DATA SHOWN
===============
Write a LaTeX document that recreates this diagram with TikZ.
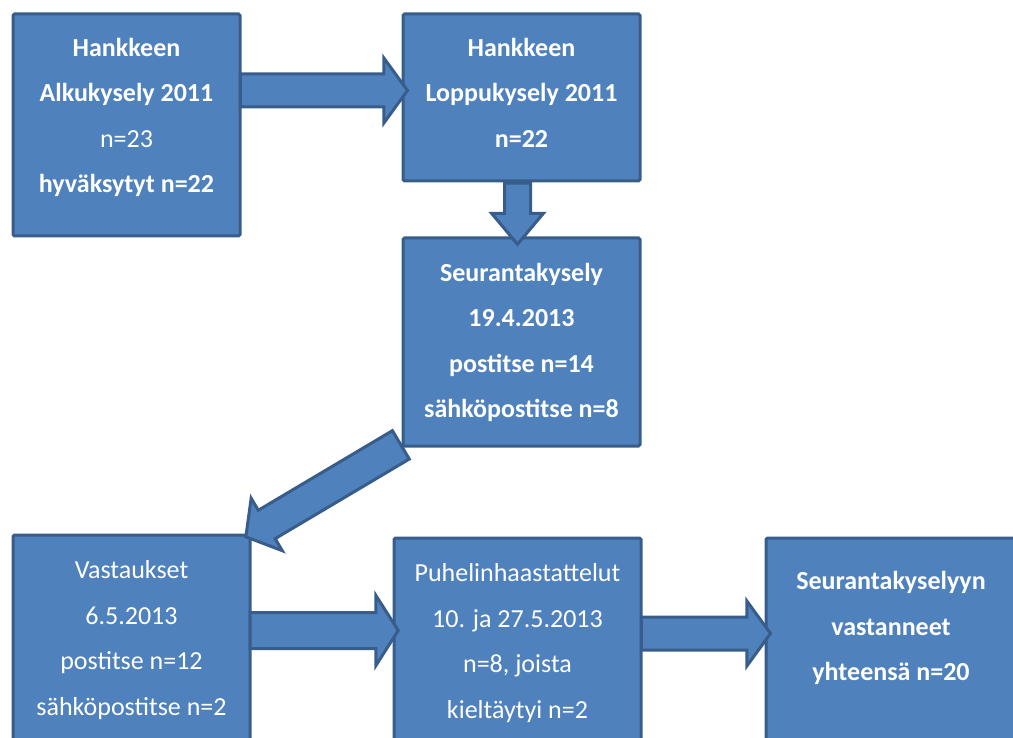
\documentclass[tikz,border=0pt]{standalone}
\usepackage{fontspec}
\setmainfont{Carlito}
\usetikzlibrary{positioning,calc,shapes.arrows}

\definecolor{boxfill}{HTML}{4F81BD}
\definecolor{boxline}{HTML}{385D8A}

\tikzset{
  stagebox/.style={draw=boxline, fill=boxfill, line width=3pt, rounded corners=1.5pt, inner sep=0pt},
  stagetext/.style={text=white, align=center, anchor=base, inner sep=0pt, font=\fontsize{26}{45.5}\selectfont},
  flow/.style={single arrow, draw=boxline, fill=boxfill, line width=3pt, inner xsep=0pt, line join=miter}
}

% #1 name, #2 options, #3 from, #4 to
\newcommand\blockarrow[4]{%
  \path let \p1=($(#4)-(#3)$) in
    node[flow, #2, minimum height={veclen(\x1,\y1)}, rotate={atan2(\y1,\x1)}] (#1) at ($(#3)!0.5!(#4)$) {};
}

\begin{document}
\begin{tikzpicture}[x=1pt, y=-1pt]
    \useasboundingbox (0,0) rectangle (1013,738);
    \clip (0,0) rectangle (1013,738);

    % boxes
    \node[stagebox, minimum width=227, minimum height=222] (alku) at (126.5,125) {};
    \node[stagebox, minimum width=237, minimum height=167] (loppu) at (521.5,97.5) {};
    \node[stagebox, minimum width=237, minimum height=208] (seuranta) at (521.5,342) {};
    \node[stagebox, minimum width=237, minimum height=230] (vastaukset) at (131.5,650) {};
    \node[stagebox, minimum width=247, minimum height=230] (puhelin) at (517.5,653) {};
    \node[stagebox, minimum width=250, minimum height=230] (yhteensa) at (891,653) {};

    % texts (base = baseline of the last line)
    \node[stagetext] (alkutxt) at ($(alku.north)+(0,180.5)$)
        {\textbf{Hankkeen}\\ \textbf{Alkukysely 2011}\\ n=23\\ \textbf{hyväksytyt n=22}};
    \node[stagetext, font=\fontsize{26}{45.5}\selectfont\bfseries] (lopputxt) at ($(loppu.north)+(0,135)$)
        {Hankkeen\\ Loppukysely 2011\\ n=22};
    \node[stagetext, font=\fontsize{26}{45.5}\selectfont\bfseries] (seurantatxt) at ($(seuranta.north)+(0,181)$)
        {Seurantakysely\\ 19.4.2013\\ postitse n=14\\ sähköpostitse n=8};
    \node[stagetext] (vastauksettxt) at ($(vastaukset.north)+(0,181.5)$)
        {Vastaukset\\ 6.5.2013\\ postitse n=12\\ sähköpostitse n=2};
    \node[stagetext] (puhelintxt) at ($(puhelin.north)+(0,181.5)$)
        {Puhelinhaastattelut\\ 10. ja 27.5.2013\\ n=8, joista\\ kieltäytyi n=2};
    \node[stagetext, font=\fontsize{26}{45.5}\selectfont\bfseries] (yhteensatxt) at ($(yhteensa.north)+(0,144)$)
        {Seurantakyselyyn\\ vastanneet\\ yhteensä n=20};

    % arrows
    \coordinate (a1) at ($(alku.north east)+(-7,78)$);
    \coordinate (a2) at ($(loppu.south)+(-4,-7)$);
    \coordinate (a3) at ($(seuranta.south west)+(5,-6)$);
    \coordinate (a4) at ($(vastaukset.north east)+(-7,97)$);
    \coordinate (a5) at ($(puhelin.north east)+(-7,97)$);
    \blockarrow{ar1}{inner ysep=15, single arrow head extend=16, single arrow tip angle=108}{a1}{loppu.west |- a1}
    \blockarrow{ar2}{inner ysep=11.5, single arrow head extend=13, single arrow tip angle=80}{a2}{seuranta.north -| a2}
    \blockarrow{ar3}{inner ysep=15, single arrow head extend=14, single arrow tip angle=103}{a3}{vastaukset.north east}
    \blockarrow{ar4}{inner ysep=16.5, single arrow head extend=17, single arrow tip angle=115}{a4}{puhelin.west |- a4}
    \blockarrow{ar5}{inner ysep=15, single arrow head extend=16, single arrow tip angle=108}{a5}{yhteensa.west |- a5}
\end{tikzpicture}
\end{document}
===============
Transcribe all of the material exactly, leaving out whatever pictures it contains.

Write a LaTeX document that recreates this diagram with TikZ.
\documentclass[tikz,border=0pt]{standalone}
\usepackage{fontspec}
\setmainfont{Carlito}
\usetikzlibrary{positioning,calc,shapes.arrows}

\definecolor{boxfill}{HTML}{4F81BD}
\definecolor{boxline}{HTML}{385D8A}

\tikzset{
  stagebox/.style={draw=boxline, fill=boxfill, line width=3pt, rounded corners=1.5pt, inner sep=0pt},
  stagetext/.style={text=white, align=center, anchor=base, inner sep=0pt, font=\fontsize{26}{45.5}\selectfont},
  flow/.style={single arrow, draw=boxline, fill=boxfill, line width=3pt, inner xsep=0pt, line join=miter}
}

% #1 name, #2 options, #3 from, #4 to
\newcommand\blockarrow[4]{%
  \path let \p1=($(#4)-(#3)$) in
    node[flow, #2, minimum height={veclen(\x1,\y1)}, rotate={atan2(\y1,\x1)}] (#1) at ($(#3)!0.5!(#4)$) {};
}

\begin{document}
\begin{tikzpicture}[x=1pt, y=-1pt]
    \useasboundingbox (0,0) rectangle (1013,738);
    \clip (0,0) rectangle (1013,738);

    % boxes
    \node[stagebox, minimum width=227, minimum height=222] (alku) at (126.5,125) {};
    \node[stagebox, minimum width=237, minimum height=167] (loppu) at (521.5,97.5) {};
    \node[stagebox, minimum width=237, minimum height=208] (seuranta) at (521.5,342) {};
    \node[stagebox, minimum width=237, minimum height=230] (vastaukset) at (131.5,650) {};
    \node[stagebox, minimum width=247, minimum height=230] (puhelin) at (517.5,653) {};
    \node[stagebox, minimum width=250, minimum height=230] (yhteensa) at (891,653) {};

    % texts (base = baseline of the last line)
    \node[stagetext] (alkutxt) at ($(alku.north)+(0,180.5)$)
        {\textbf{Hankkeen}\\ \textbf{Alkukysely 2011}\\ n=23\\ \textbf{hyväksytyt n=22}};
    \node[stagetext, font=\fontsize{26}{45.5}\selectfont\bfseries] (lopputxt) at ($(loppu.north)+(0,135)$)
        {Hankkeen\\ Loppukysely 2011\\ n=22};
    \node[stagetext, font=\fontsize{26}{45.5}\selectfont\bfseries] (seurantatxt) at ($(seuranta.north)+(0,181)$)
        {Seurantakysely\\ 19.4.2013\\ postitse n=14\\ sähköpostitse n=8};
    \node[stagetext] (vastauksettxt) at ($(vastaukset.north)+(0,181.5)$)
        {Vastaukset\\ 6.5.2013\\ postitse n=12\\ sähköpostitse n=2};
    \node[stagetext] (puhelintxt) at ($(puhelin.north)+(0,181.5)$)
        {Puhelinhaastattelut\\ 10. ja 27.5.2013\\ n=8, joista\\ kieltäytyi n=2};
    \node[stagetext, font=\fontsize{26}{45.5}\selectfont\bfseries] (yhteensatxt) at ($(yhteensa.north)+(0,144)$)
        {Seurantakyselyyn\\ vastanneet\\ yhteensä n=20};

    % arrows
    \coordinate (a1) at ($(alku.north east)+(-7,78)$);
    \coordinate (a2) at ($(loppu.south)+(-4,-7)$);
    \coordinate (a3) at ($(seuranta.south west)+(5,-6)$);
    \coordinate (a4) at ($(vastaukset.north east)+(-7,97)$);
    \coordinate (a5) at ($(puhelin.north east)+(-7,97)$);
    \blockarrow{ar1}{inner ysep=15, single arrow head extend=16, single arrow tip angle=108}{a1}{loppu.west |- a1}
    \blockarrow{ar2}{inner ysep=11.5, single arrow head extend=13, single arrow tip angle=80}{a2}{seuranta.north -| a2}
    \blockarrow{ar3}{inner ysep=15, single arrow head extend=14, single arrow tip angle=103}{a3}{vastaukset.north east}
    \blockarrow{ar4}{inner ysep=16.5, single arrow head extend=17, single arrow tip angle=115}{a4}{puhelin.west |- a4}
    \blockarrow{ar5}{inner ysep=15, single arrow head extend=16, single arrow tip angle=108}{a5}{yhteensa.west |- a5}
\end{tikzpicture}
\end{document}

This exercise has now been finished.